::: DATA EXTRACT :::
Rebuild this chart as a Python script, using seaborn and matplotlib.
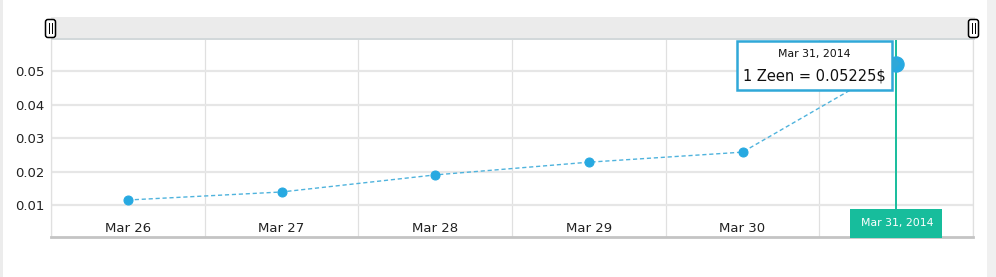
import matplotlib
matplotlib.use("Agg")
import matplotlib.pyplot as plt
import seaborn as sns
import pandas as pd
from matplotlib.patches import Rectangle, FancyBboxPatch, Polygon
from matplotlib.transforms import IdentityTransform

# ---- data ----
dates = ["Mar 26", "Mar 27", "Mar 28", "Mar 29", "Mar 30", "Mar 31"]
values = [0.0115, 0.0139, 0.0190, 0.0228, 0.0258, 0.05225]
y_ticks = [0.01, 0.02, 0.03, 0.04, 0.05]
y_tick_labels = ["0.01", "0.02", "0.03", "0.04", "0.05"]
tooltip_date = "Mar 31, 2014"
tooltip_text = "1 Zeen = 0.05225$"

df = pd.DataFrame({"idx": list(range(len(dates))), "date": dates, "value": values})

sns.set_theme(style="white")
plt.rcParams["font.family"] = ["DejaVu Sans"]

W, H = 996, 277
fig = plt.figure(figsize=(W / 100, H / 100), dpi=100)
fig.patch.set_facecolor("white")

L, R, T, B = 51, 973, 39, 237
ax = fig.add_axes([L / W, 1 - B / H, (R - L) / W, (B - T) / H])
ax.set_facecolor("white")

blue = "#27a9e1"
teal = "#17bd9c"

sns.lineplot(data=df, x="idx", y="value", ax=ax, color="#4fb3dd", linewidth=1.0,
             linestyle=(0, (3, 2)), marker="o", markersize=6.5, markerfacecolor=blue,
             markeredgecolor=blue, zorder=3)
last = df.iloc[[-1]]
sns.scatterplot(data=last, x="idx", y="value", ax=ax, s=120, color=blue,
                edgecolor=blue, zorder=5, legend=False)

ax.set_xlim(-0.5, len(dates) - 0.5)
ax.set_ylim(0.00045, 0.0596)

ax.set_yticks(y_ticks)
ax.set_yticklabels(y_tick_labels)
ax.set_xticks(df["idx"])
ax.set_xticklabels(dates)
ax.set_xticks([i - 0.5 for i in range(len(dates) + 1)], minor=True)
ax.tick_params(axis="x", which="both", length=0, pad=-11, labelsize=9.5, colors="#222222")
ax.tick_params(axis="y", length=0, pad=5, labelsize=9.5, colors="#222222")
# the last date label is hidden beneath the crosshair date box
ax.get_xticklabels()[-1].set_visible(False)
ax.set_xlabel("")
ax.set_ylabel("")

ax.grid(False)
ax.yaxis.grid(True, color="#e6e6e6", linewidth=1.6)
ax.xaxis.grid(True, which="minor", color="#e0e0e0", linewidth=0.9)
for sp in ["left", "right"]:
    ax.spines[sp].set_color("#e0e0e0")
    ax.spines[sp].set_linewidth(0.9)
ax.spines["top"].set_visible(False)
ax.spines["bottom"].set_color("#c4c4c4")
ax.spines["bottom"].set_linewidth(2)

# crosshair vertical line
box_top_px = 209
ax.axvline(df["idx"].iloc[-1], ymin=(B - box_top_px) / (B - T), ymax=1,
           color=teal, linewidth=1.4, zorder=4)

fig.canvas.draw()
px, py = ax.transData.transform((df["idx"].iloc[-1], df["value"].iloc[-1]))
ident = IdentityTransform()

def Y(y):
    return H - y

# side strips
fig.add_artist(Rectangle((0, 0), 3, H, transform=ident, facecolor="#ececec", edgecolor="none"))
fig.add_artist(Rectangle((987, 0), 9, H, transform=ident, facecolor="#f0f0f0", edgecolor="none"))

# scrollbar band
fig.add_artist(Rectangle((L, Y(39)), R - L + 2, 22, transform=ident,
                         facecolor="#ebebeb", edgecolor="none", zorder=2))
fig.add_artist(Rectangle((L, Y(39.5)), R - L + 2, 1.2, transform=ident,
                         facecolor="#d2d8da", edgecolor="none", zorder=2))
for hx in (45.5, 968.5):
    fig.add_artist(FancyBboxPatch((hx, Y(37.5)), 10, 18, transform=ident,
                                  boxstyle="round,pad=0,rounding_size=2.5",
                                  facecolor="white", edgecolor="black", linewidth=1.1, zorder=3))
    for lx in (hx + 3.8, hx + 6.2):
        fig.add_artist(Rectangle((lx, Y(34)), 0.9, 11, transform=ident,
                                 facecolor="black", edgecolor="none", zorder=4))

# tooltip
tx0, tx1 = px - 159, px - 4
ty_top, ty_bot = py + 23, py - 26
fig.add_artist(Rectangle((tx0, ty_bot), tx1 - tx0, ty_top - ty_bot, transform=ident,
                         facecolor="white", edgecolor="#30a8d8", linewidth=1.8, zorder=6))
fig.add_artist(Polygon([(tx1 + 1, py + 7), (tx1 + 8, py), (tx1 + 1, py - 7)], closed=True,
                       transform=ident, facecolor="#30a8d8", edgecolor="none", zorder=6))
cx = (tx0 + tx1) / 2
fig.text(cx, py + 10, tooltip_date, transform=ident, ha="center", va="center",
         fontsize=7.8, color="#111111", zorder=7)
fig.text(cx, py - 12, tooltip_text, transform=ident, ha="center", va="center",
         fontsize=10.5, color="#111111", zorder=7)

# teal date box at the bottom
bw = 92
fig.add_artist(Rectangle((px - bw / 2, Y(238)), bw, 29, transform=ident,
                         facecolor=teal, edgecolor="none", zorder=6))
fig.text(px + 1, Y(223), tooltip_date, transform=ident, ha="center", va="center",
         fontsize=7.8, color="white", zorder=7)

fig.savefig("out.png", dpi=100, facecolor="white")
:::
TO DO: Identify which lines contain the word "seaborn" and copy each one.

ANSWER BELOW:
Rebuild this chart as a Python script, using seaborn and matplotlib.
import seaborn as sns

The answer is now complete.